This blog/site is about the promotion of Classic Christianity as a way to engage more deeply with the Triune God, to re-engage with Scripture, to increase in devotion to Our Lord and Saviour Jesus Christ, and so forth. As an antidote to spiritual drought, seeking the wisdom of the faithful over the many ages of Christianity.
I tend to divide things by temporal period, probably because of my inclinations as an historian. So I think in such terms as ‘Patristic’, ‘Medieval/Byzantine’, ‘Renaissance/Reformation/Counter-Reformation/Early Modern’ and ‘Modern.’ Mostly I post about subjects Patristic and Medieval — write what you know!
But the world of Classic Christianity, although something of a seamless whole if we watch for the common threads of the tapestry that the Great Tradition is woven into, presents itself to us in many ways — through texts, through images, through actions, and through music.
Christianity is a text-based religion, and not just because the Most Holy Trinity has revealed Himselves to us through the Bible.

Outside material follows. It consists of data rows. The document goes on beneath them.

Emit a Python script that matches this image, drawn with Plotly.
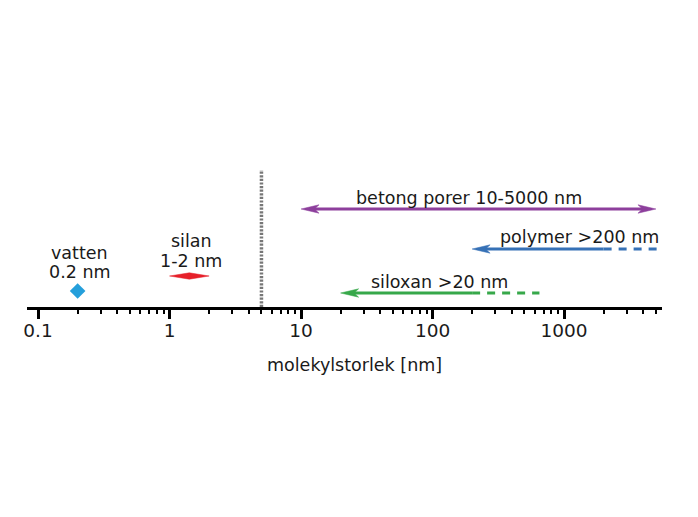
import numpy as np
import plotly.graph_objects as go

# ---- data (nm) ----
tick_vals = [0.1, 1, 10, 100, 1000]
tick_text = ["0.1", "1", "10", "100", "1000"]

vatten_nm = 0.2
silan_range = [1, 2]
betong_range = [10, 5000]
polymer_solid = [200, 2000]
polymer_dash = [2000, 6000]
siloxan_solid = [20, 200]
siloxan_dash = [200, 650]
divider_nm = 5

labels = {
    "betong": "betong porer 10-5000 nm",
    "polymer": "polymer >200 nm",
    "siloxan": "siloxan >20 nm",
    "vatten": ["vatten", "0.2 nm"],
    "silan": ["silan", "1-2 nm"],
}
axis_title = "molekylstorlek [nm]"

# ---- layout constants (vertical lanes, pixels above axis) ----
Y_BETONG, Y_POLY, Y_SILOX, Y_SILAN, Y_VATTEN = 98, 58, 14, 31, 16
Y_TOP = 137
X_RANGE = [-1.084, 3.745]
PX_PER_DECADE = 131.5

PURPLE = "#8d3f9c"
BLUE = "#3671b6"
GREEN = "#37a84a"
RED = "#e6202a"
CYAN = "#259fdb"
TXT = "#1a1a1a"
FONT = "DejaVu Sans"
FS = 17.5

HEAD_LEN, HEAD_HALF = 18, 4.2

lg = np.log10
fig = go.Figure()


def fac(px):
    """multiplicative factor on the log axis equal to px pixels"""
    return 10 ** (px / PX_PER_DECADE)


def line(xs, y, color, dash="solid"):
    fig.add_trace(go.Scatter(x=xs, y=[y, y], mode="lines",
                             line=dict(color=color, width=3, dash=dash),
                             hoverinfo="skip", showlegend=False))


def head(tip, y, color, direction):
    # direction: -1 -> points left, +1 -> points right
    back = tip * fac(-direction * HEAD_LEN)
    notch = tip * fac(-direction * HEAD_LEN * 0.75)
    fig.add_trace(go.Scatter(x=[tip, back, notch, back, tip],
                             y=[y, y + HEAD_HALF, y, y - HEAD_HALF, y],
                             mode="lines", fill="toself", fillcolor=color,
                             line=dict(color=color, width=0.5),
                             hoverinfo="skip", showlegend=False))


# divider dotted line
fig.add_trace(go.Scatter(x=[divider_nm, divider_nm], y=[0, Y_TOP], mode="lines",
                         line=dict(color="#777777", width=3.5, dash="2.2px,1.4px"),
                         hoverinfo="skip", showlegend=False))

# betong porer (double arrow)
line([betong_range[0] * fac(10), betong_range[1] * fac(-10)], Y_BETONG, PURPLE)
head(betong_range[0], Y_BETONG, PURPLE, -1)
head(betong_range[1], Y_BETONG, PURPLE, +1)

# polymer
line([polymer_solid[0] * fac(10), polymer_solid[1]], Y_POLY, BLUE)
line(polymer_dash, Y_POLY, BLUE, dash="8px,7px")
head(polymer_solid[0], Y_POLY, BLUE, -1)

# siloxan
line([siloxan_solid[0] * fac(10), siloxan_solid[1]], Y_SILOX, GREEN)
line(siloxan_dash, Y_SILOX, GREEN, dash="8px,7px")
head(siloxan_solid[0], Y_SILOX, GREEN, -1)

# silan 1-2 nm (elongated diamond)
mid = np.sqrt(silan_range[0] * silan_range[1])
fig.add_trace(go.Scatter(x=[silan_range[0], mid, silan_range[1], mid, silan_range[0]],
                         y=[Y_SILAN, Y_SILAN + 3.2, Y_SILAN, Y_SILAN - 3.2, Y_SILAN],
                         mode="lines", fill="toself", fillcolor=RED,
                         line=dict(color=RED, width=0.5), hoverinfo="skip", showlegend=False))

# vatten diamond
fig.add_trace(go.Scatter(x=[vatten_nm], y=[Y_VATTEN], mode="markers",
                         marker=dict(symbol="diamond", size=12, color=CYAN),
                         hoverinfo="skip", showlegend=False))


def label(text, xnm, y):
    fig.add_annotation(x=lg(xnm), y=y, xref="x", yref="y", text=text, showarrow=False,
                       font=dict(family=FONT, size=FS, color=TXT))


label(labels["betong"], 189, 109)
label(labels["polymer"], 1300, 70)
label(labels["siloxan"], 112, 25)
label(labels["vatten"][0], 0.208, 54)
label(labels["vatten"][1], 0.208, 35)
label(labels["silan"][0], 1.46, 66)
label(labels["silan"][1], 1.46, 46)

fig.add_annotation(x=0.515, y=-58 / 147, xref="paper", yref="paper", text=axis_title,
                   xanchor="center", yanchor="middle", showarrow=False,
                   font=dict(family=FONT, size=FS, color=TXT))

minor_vals = [m * 10.0 ** e for e in range(-1, 4) for m in range(2, 10)]

fig.update_layout(
    width=698, height=517,
    margin=dict(l=27, r=36, t=160, b=210),
    paper_bgcolor="white", plot_bgcolor="white",
    xaxis=dict(type="log", range=X_RANGE,
               tickmode="array", tickvals=tick_vals, ticktext=tick_text,
               ticks="outside", ticklen=9, tickwidth=3, tickcolor="black",
               ticklabelstandoff=-4,
               showline=True, linewidth=3, linecolor="black",
               showgrid=False, zeroline=False,
               tickfont=dict(family=FONT, size=FS + 1, color=TXT),
               minor=dict(tickmode="array", tickvals=minor_vals, ticks="outside",
                          ticklen=4, tickwidth=2, tickcolor="black", showgrid=False)),
    yaxis=dict(range=[0, 147], visible=False, showgrid=False, zeroline=False),
    showlegend=False,
)

fig.write_html("out.html", config={"displayModeBar": False},
               post_script="document.body.style.margin='0px';document.body.style.overflow='hidden';")
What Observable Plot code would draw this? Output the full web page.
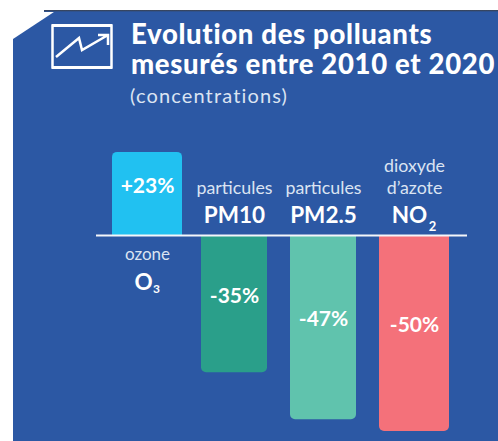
<!DOCTYPE html>
<html lang="fr"><head><meta charset="utf-8">
<script src="https://cdn.jsdelivr.net/npm/d3@7"></script>
<script src="https://cdn.jsdelivr.net/npm/@observablehq/plot@0.6"></script>
<style>
html,body{margin:0;padding:0;background:#fff;width:498px;height:441px;overflow:hidden;font-family:Lato,sans-serif}
#panel{position:absolute;left:13px;top:10px;width:485px;height:431px;background:#2c58a4;clip-path:polygon(0 29px,44px 0,100% 0,100% 100%,0 100%)}
#shadow{position:absolute;left:44px;top:10px;width:454px;height:2px;background:linear-gradient(#3a3f4a,#2c58a4)}
#icon{position:absolute;left:50px;top:23px;width:64px;height:47px;background-image:url("data:image/svg+xml,%3Csvg xmlns='http://www.w3.org/2000/svg' width='64' height='47' fill='none' stroke='white'%3E%3Cpath stroke-width='2.5' d='M2.5 2.5H61.5V44.5H2.5Z'/%3E%3Cpath stroke-width='3' d='M2 2.5H62M2 44.5H62'/%3E%3Cpath stroke-width='2.5' d='M6 34L29 15L32 27L58 12M48 12H58V22'/%3E%3C/svg%3E")}
.t{position:absolute;left:131px;color:#fff;white-space:nowrap;font-weight:900;font-size:27.5px;line-height:30px;letter-spacing:.67px}
#sub{position:absolute;left:130px;top:83px;color:#dbe4f2;font-size:20px;line-height:24px;white-space:nowrap;letter-spacing:1.15px}
#chart{position:absolute;left:0;top:0}
</style></head><body>
<div id="panel"></div><div id="shadow"></div><div id="icon"></div>
<div class="t" style="top:19px">Evolution des polluants</div>
<div class="t" style="top:49px">mesurés entre 2010 et 2020</div>
<div id="sub">(concentrations)</div>
<div id="chart"></div>
<script>
const categories = ["ozone", "PM10", "PM2.5", "NO2"];
const barValues = [21.2, -35, -47, -50];
const valueLabels = ["+23%", "-35%", "-47%", "-50%"];
const descriptors = ["ozone", "particules", "particules", "d’azote"];
const extraDescriptors = ["", "", "", "dioxyde"];
const formulas = ["O", "PM10", "PM2.5", "NO"];
const subscripts = ["3", "", "", "2"];
const colors = ["#21c1f1", "#2a9f8a", "#60c3ad", "#f4717a"];

const rows = categories.map((c, i) => ({
  c, value: barValues[i], label: valueLabels[i], desc: descriptors[i],
  extra: extraDescriptors[i], formula: formulas[i], sub: subscripts[i]
}));
const up = rows.filter(d => d.value > 0);
const down = rows.filter(d => d.value < 0);
const pm = down.filter(d => !d.sub);
const no2 = down.filter(d => d.sub);
const thin = {fontFamily: "Lato", fontSize: 17.8, fontWeight: 400, fill: "#dbe4f2"};
const bold = {fontFamily: "Lato", fontSize: 22.5, fontWeight: 700, fill: "#fff"};
const val  = {fontFamily: "Lato", fontSize: 21, fontWeight: 700, fill: "#fff"};

const plot = Plot.plot({
  width: 498, height: 441,
  marginLeft: 96, marginRight: 31, marginTop: 0, marginBottom: 0,
  style: {background: "transparent", overflow: "visible"},
  x: {type: "band", domain: categories, range: [102.5, 458.5], paddingInner: 0.2135, paddingOuter: 0.10675, axis: null},
  y: {domain: [-52.55, 59.95], range: [441, 0], axis: null},
  color: {domain: categories, range: colors},
  marks: [
    Plot.barY(up, {x: "c", y: "value", fill: "c", rx1y1: 5, rx2y1: 5}),
    Plot.barY(pm, {x: "c", y: "value", fill: "c", insetRight: 4, rx1y2: 5, rx2y2: 5}),
    Plot.barY(no2, {x: "c", y: "value", fill: "c", rx1y2: 5, rx2y2: 5}),
    Plot.ruleY([0], {stroke: "#f4f6fa", strokeWidth: 2}),
    Plot.text([...up, ...no2], {x: "c", y: d => d.value / 2, text: "label", dy: -8, ...val}),
    Plot.text(pm, {x: "c", y: d => d.value / 2, text: "label", dy: -8, dx: -2, ...val}),
    Plot.text(pm, {x: "c", y: 0, text: "desc", dy: -47, dx: -2, ...thin}),
    Plot.text(no2, {x: "c", y: 0, text: "desc", dy: -47, ...thin}),
    Plot.text(no2, {x: "c", y: 0, text: "extra", dy: -69, ...thin}),
    Plot.text(pm, {x: "c", y: 0, text: "formula", dy: -20, dx: -2, ...bold}),
    Plot.text(no2, {x: "c", y: 0, text: "formula", dy: -20, dx: -5, ...bold}),
    Plot.text(no2, {x: "c", y: 0, text: "sub", dy: -9, dx: 18, ...bold, fontSize: 13}),
    Plot.text(up, {x: "c", y: 0, text: "desc", dy: 19, ...thin, fontSize: 17}),
    Plot.text(up, {x: "c", y: 0, text: "formula", dy: 47, dx: -4, ...bold}),
    Plot.text(up, {x: "c", y: 0, text: "sub", dy: 54, dx: 9, ...bold, fontSize: 12})
  ]
});
document.getElementById("chart").appendChild(plot);
</script>
</body></html>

Texts are the surest way of transmitting tradition to further generations, for one thing. They are also a way for individuals to order their thoughts, organise their prayers, remember themselves, and share with others far away their own discoveries and beliefs. Furthermore, Eusebius of Caesarea established the story of Christian texts and their preservation, as well as the stories of Christian authors, as central to ecclesiastical history, a trend furthered by St Jerome’s De Viris Inlustribus.
As a result, there are many genres of text in Christianity, and it is these that mostly occupy my time here. Sometimes I go through phases where I discuss liturgy more, sometimes the ascetic/devotional writers, sometimes the theologians and exegetes. I go in phases, but each genre is an important part of learning the faith once delivered. If we ingest these texts thoroughly, we can be transformed by the renewing of our minds. Some of the genres available to us from the riches of the Great Tradition are:
- Scriptural exegesis
- Devotional/ascetic/mystical treatises (a form of lived theology described by practitioners)
- Liturgical texts (incl. hymns) and personal prayers
- Saints’ lives (aka hagiography)
- Ecclesiastical history
Images have been hotly disputed throughout Christian history. Nonetheless, whether for adorning churches or the interiors of Books of Hours or the walls of living rooms, Christian tradition has a broad variety of images. These images are to be understood each in its own way, its own context, and its own uses. One does not view a Renaissance master the same way as a Byzantine icon, but that does not mean one is more ‘Christian’ than the other. Each has its value. Each can draw us up into Heaven.
Actions come to us through the texts, I suppose. But they are also transmitted through the lived practice of Christians in our midst. I learned how to do prostrations, placing my head to the floor, from Fr Raphael upstairs in his study in Edinburgh. I learned how to pray from my parents and other spiritual guides. I have learned of fasting from the pulpit, from examples of other Christians around me, from conversations, as well as from Scripture and non-scriptural texts. When we take these actions from the texts and the images and the lives of those around us and incorporate them into our own devotion to God, we are living tradition, we are entering into that cosmic union of all faithful people of all times and places that is the mystical Body of Christ.
I probably blog about music the least, although I might sometimes post a YouTube video of a hymn or chant I like. But I grew up the son of a piano teacher, am the brother of a composer, and play the clarinet myself, besides spending a certain amount of my youth in youth choirs. Music, for me, is much harder to put into words. Indeed, perhaps simply sharing a YouTube video is the best approach. Nonetheless, sacred music imbues the whole history of western music; it is where western music history classes begin, with Gregorian Chant; then the great music of the Renaissance, followed by the Christian musical tradition in Vivaldi, Bach, Haydn, Handel, Mozart, even Beethoven, and Tchaikovsky, Stravinsky, and Bruckner.
When I attend a sung Eucharist at St Mary’s Cathedral in Edinburgh, it is in the midst of that music that I lose myself and enter into that moment completely, casting all other thoughts away. It is then that my heart can most easily soar to heaven. My spirit sings as they sing.
How will you engage with the tradition today?